Copy out the data below from the line containing "What TikZ code" to the line containing "(bos) at (968,258)", both lines included, with all images left out.

- **Source data**

----

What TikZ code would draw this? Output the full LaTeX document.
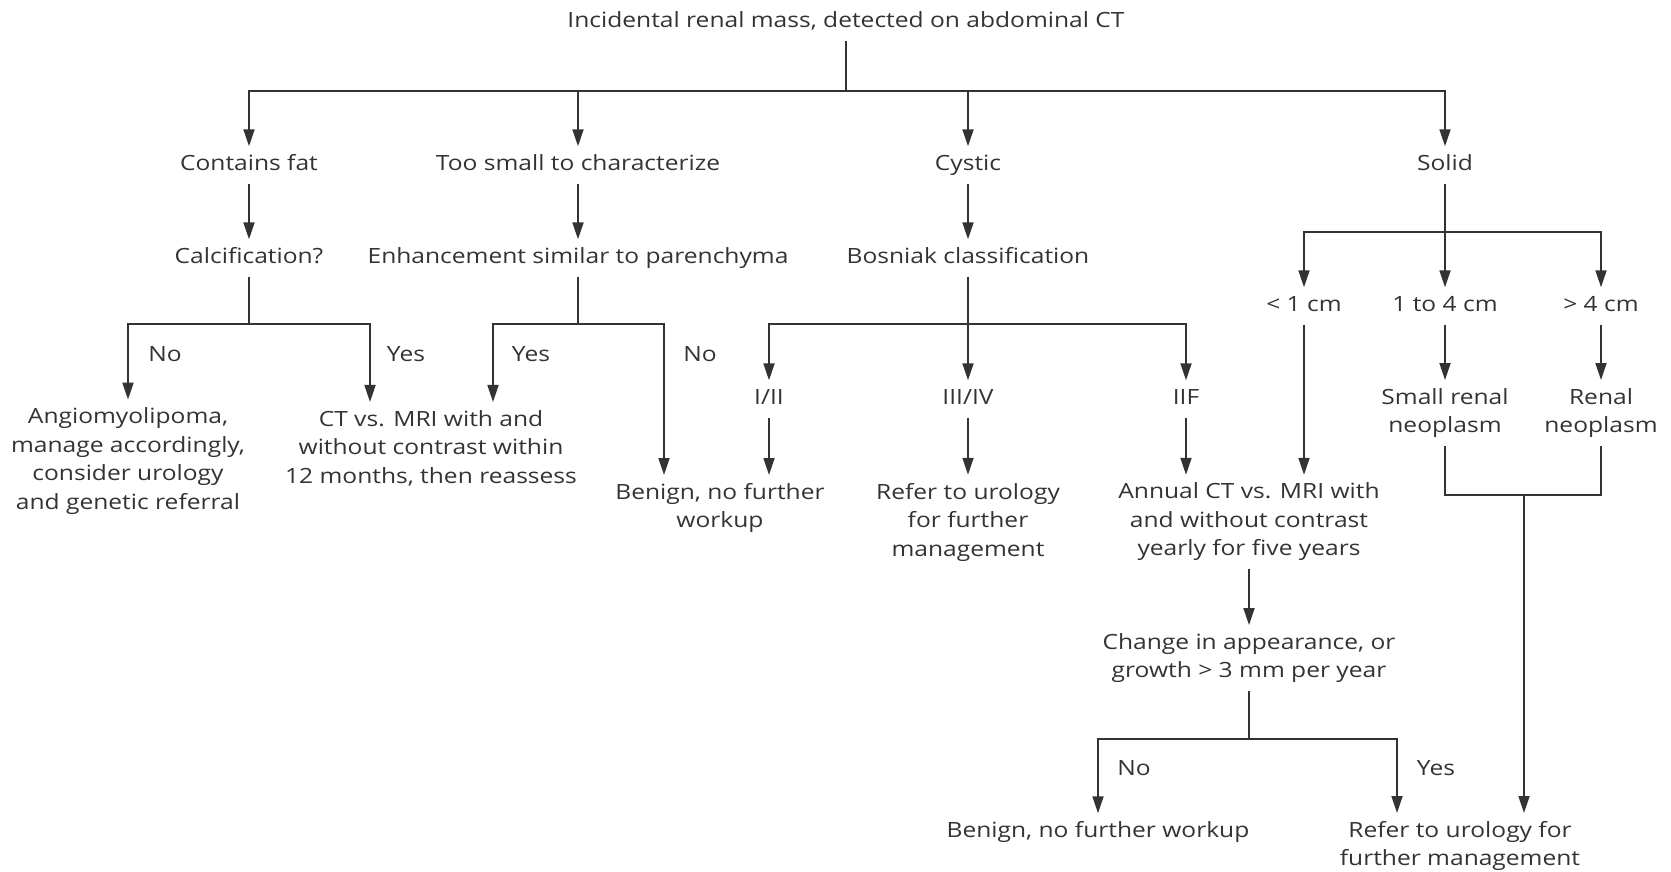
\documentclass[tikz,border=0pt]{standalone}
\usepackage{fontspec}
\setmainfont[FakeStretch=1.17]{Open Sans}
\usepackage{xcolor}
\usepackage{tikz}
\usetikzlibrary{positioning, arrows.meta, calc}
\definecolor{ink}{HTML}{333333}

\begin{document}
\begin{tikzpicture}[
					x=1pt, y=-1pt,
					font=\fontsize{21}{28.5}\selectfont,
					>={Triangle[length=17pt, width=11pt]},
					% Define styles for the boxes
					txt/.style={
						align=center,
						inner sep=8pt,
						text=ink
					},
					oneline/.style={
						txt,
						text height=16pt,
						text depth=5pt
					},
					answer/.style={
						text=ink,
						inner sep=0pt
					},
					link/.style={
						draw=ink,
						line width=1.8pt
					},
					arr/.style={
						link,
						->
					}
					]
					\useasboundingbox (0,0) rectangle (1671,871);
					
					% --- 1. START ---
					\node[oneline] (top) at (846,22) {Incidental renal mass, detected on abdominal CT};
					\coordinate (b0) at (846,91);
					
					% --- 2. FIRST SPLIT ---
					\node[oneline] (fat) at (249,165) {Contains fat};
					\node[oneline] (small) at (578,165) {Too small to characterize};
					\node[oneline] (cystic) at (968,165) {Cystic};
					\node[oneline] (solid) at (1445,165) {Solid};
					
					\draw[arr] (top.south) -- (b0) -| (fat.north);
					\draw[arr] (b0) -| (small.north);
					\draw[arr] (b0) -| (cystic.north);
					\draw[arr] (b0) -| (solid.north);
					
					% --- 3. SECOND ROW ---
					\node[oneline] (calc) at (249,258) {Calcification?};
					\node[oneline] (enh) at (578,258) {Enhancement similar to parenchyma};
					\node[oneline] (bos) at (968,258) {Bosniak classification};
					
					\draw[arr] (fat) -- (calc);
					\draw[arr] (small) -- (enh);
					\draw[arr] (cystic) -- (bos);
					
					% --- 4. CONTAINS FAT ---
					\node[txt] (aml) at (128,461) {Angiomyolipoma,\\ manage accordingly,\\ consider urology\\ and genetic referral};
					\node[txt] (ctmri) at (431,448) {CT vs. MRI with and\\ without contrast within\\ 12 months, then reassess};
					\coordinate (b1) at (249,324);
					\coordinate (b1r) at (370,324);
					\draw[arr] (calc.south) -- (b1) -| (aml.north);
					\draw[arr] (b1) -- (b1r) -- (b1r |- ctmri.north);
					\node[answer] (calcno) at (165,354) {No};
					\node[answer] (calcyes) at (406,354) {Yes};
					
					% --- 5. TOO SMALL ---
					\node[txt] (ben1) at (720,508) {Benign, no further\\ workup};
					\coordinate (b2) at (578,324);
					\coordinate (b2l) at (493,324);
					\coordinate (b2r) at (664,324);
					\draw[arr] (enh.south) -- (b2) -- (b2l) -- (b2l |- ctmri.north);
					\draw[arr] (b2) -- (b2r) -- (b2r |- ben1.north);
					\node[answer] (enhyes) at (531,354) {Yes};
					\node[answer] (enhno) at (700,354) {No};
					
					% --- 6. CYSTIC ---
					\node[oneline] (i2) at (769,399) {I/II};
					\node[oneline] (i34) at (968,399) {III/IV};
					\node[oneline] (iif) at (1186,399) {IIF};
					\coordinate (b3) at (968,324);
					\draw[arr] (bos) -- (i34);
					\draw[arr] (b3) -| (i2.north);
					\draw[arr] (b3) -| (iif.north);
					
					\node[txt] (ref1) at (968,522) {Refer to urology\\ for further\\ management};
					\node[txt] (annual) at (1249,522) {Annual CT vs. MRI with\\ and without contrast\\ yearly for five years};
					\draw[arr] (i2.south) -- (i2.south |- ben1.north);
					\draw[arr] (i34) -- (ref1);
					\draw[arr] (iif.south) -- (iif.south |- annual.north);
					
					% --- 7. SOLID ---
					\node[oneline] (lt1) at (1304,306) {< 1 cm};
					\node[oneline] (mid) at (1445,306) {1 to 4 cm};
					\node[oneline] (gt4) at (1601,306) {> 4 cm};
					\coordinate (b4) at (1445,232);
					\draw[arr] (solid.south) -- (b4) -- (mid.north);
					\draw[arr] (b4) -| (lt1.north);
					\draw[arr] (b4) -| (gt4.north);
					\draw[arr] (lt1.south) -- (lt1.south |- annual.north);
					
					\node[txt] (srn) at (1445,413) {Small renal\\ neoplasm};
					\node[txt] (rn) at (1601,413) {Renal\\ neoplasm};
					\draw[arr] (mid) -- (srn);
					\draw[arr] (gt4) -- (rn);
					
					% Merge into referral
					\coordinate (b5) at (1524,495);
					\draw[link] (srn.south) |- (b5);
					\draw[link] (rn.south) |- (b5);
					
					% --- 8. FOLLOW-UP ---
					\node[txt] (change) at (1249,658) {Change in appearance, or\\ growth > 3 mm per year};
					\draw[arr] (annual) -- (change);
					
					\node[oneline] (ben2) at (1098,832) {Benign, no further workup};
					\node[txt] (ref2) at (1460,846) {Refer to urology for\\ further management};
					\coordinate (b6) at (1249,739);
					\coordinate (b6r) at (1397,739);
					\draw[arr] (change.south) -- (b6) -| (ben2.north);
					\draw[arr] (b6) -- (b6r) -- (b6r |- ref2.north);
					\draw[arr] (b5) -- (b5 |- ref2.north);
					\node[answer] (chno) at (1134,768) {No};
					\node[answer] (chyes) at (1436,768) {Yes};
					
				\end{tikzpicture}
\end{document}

----

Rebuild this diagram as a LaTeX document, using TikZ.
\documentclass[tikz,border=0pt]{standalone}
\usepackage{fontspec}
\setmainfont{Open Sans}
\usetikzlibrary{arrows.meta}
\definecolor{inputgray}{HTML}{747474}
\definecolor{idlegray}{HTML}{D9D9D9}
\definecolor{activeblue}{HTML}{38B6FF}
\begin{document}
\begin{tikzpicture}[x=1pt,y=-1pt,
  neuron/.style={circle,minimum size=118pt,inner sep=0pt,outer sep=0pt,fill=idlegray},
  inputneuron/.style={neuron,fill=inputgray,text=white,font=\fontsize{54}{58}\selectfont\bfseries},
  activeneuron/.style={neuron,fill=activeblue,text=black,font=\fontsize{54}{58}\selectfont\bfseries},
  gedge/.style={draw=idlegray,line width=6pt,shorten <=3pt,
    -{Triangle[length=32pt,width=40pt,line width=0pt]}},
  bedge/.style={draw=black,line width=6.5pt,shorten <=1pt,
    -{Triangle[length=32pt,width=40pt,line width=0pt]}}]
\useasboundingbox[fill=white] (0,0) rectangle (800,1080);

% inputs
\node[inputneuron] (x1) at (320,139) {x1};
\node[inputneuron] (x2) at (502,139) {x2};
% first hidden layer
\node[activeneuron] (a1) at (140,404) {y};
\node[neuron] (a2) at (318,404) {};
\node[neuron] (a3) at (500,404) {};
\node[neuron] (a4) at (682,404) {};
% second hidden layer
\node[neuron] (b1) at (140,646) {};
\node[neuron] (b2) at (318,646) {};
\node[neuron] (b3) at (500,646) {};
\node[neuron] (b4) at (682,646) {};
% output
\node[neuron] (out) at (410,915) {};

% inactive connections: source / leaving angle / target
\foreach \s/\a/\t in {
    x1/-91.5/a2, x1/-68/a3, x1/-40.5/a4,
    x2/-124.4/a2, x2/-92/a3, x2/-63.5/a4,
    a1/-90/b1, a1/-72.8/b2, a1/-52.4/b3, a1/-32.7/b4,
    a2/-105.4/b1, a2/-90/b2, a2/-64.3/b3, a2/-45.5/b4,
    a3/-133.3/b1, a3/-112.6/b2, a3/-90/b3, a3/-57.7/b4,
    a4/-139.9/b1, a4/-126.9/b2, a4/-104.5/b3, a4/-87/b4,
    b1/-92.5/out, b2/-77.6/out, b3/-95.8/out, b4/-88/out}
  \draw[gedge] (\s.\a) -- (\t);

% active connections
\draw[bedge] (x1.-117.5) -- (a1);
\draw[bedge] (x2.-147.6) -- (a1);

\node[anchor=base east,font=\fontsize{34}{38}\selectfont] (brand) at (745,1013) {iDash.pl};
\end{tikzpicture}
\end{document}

----

- **FINISHED TASK**
What TikZ code would draw this? Output the full LaTeX document.
\documentclass[tikz,border=0pt]{standalone}
\usepackage{fontspec}
\setmainfont[FakeStretch=1.17]{Open Sans}
\usepackage{xcolor}
\usepackage{tikz}
\usetikzlibrary{positioning, arrows.meta, calc}
\definecolor{ink}{HTML}{333333}

\begin{document}
\begin{tikzpicture}[
					x=1pt, y=-1pt,
					font=\fontsize{21}{28.5}\selectfont,
					>={Triangle[length=17pt, width=11pt]},
					% Define styles for the boxes
					txt/.style={
						align=center,
						inner sep=8pt,
						text=ink
					},
					oneline/.style={
						txt,
						text height=16pt,
						text depth=5pt
					},
					answer/.style={
						text=ink,
						inner sep=0pt
					},
					link/.style={
						draw=ink,
						line width=1.8pt
					},
					arr/.style={
						link,
						->
					}
					]
					\useasboundingbox (0,0) rectangle (1671,871);
					
					% --- 1. START ---
					\node[oneline] (top) at (846,22) {Incidental renal mass, detected on abdominal CT};
					\coordinate (b0) at (846,91);
					
					% --- 2. FIRST SPLIT ---
					\node[oneline] (fat) at (249,165) {Contains fat};
					\node[oneline] (small) at (578,165) {Too small to characterize};
					\node[oneline] (cystic) at (968,165) {Cystic};
					\node[oneline] (solid) at (1445,165) {Solid};
					
					\draw[arr] (top.south) -- (b0) -| (fat.north);
					\draw[arr] (b0) -| (small.north);
					\draw[arr] (b0) -| (cystic.north);
					\draw[arr] (b0) -| (solid.north);
					
					% --- 3. SECOND ROW ---
					\node[oneline] (calc) at (249,258) {Calcification?};
					\node[oneline] (enh) at (578,258) {Enhancement similar to parenchyma};
					\node[oneline] (bos) at (968,258) {Bosniak classification};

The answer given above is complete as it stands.